How exactly are consistency and satisfiability related in first order logic?

Question

A set $\Gamma$ is consistent if there is $\psi$ such that $\Gamma \not\vdash \psi$.

A set $\Gamma$ is satisfiable if there is a model such that $\Gamma \vDash \psi$ for any $\psi \in \Gamma$.

Intuitively, I understand that for a set to be consistent it must not contain any contradictions, otherwise we can prove anything from it.

I know that if a set is consistent then it is satisfiable, from the completeness theorem, but is it true the other way around? Does satisfiability imply consistency when talking about sets of sentences? I would think not, since satisfiability depends on the model chosen, but I haven't been able to come across any proof or theorem regarding this, or maybe I haven't understood this correctly.

Answer 1

First of all, your definition of satisfiability is wrong. It is not that $\Gamma \vDash \psi$ for every $\psi \in \Gamma$ (which is of course trivially true for any $\Gamma$!), but rather that $\Gamma$ has a model, i.e. that there is an interpretation $I$ such that $I \vDash \psi$ for every $\psi \in \Gamma$

Now, if you say that consistency is $\Gamma \not\vdash \psi$, then by the $\vdash$ you must be referring to some derivational system $S$, so it depends on that derivational system.

For example, for the derivational system that contains no derivational rules (the 'null' system $N$), we have that $\{P, \neg P\} \not \vdash_N Q$, and thus relative to $N$, $\{P, \neg P\}$ is consistent .. but it is clearly not satisfiable.

On the other hand, for the derivational system $B$, whose only rule of derivation is Hokus Ponens (which is: $\vdash \phi$, i.e. you can infer any statement from nothing), we have don't have any $\psi$ such that $\{ \} \not \vdash_B \psi$, and thus relative to $B$, $\{ \}$ is inconsistent, and yet clearly it is satisfiable.

OK, but those are weird systems. As long as we are dealing with a system $S$ that is both sound and complete, consistency and satisfiability are the same thing. Here is why.

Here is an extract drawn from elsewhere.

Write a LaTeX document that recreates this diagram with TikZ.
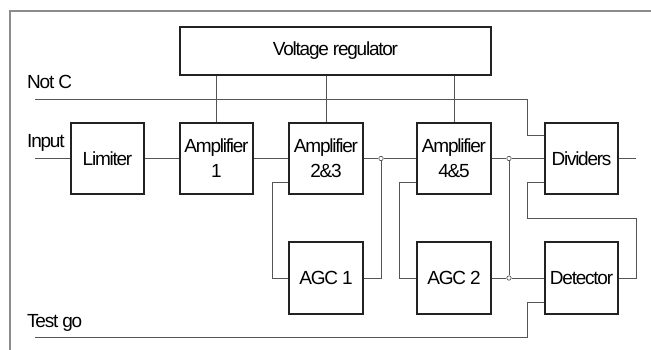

First, let's establish that for any sound and complete $S$:

Lemma: $\Gamma \vdash_S \bot$ iff for any $\psi$: $\Gamma \vdash \psi$

Proof:

'if': Trivial. Just pick $\psi = \bot$

'only if': We know that $\bot$ implies any $\psi$, and so since $S$ is complete, it can derive $\psi$ from $\bot$. Hence, if $\Gamma \vdash_S \bot$, then $\Gamma \vdash_S \psi$ for any $\psi$

For any $\Gamma$:

$\Gamma$ is consistent iff

There is some $\psi$ such that $\Gamma \not \vdash_S \psi$ iff (Lemma)

$\Gamma \not \vdash_S \bot$ iff (soundness and completeness of $S$)

$\Gamma \not \vDash \bot$ iff

There is no interpretation $I$ such that $I \vDash \psi$ for all $\psi \in \Gamma$ and $I \not \vdash \bot$ iff ($I \not \vdash \bot$ is trivially true)

There is no interpretation $I$ such that $I \vDash \psi$ for all $\psi \in \Gamma$ iff

$\Gamma$ is satisfiable

Answer 2

• Consistency: ∃ψ, Γ⊬ψ
• Satisfiability:∃I, I⊨Γ
• Soundness: Γ⊢ψ ⇒ Γ⊨ψ
• Completeness: Γ⊨ψ ⇒ Γ⊢ψ

1. Satisfiability implies consistency iff the system is sound.

The "if" direction: Suppose Γ is not consistent, then Γ⊢⊥, which implies Γ⊨⊥ by soundness. So any interpretation I with I⊨Γ must have I⊨⊥, which is impossible. Thus Γ is unsatisfiable, .

The "only if" direction: Suppose Γ⊢ψ, thus Γ∪{¬ψ} is inconsistent, which implies that Γ∪{¬ψ} is unsatisfiable. So any interpretation I with I⊨Γ must have I⊭¬ψ i.e. I⊨ψ. So be definition Γ⊨ψ.

2. Consistency implies satisfiability iff the system is complete.

The "if" direction: Suppose Γ is consistent, then there is some ψ such that Γ⊬ψ. By completeness, Γ⊭ψ. Thus Γ must be satisfiable, because otherwise it could entail everything by definition. This is the same argument as in Bram28's answer, except it should be "There exists an interpretation" instead of "There is no interpretation" there.

The "only if" direction: Suppose Γ⊬ψ. Then Γ∪{¬ψ} must be consistent. This implies satisfiability, i.e. there exists an interpretation I such that I⊨Γ and I⊨¬ψ i.e. I⊭ψ. So be definition Γ⊭ψ.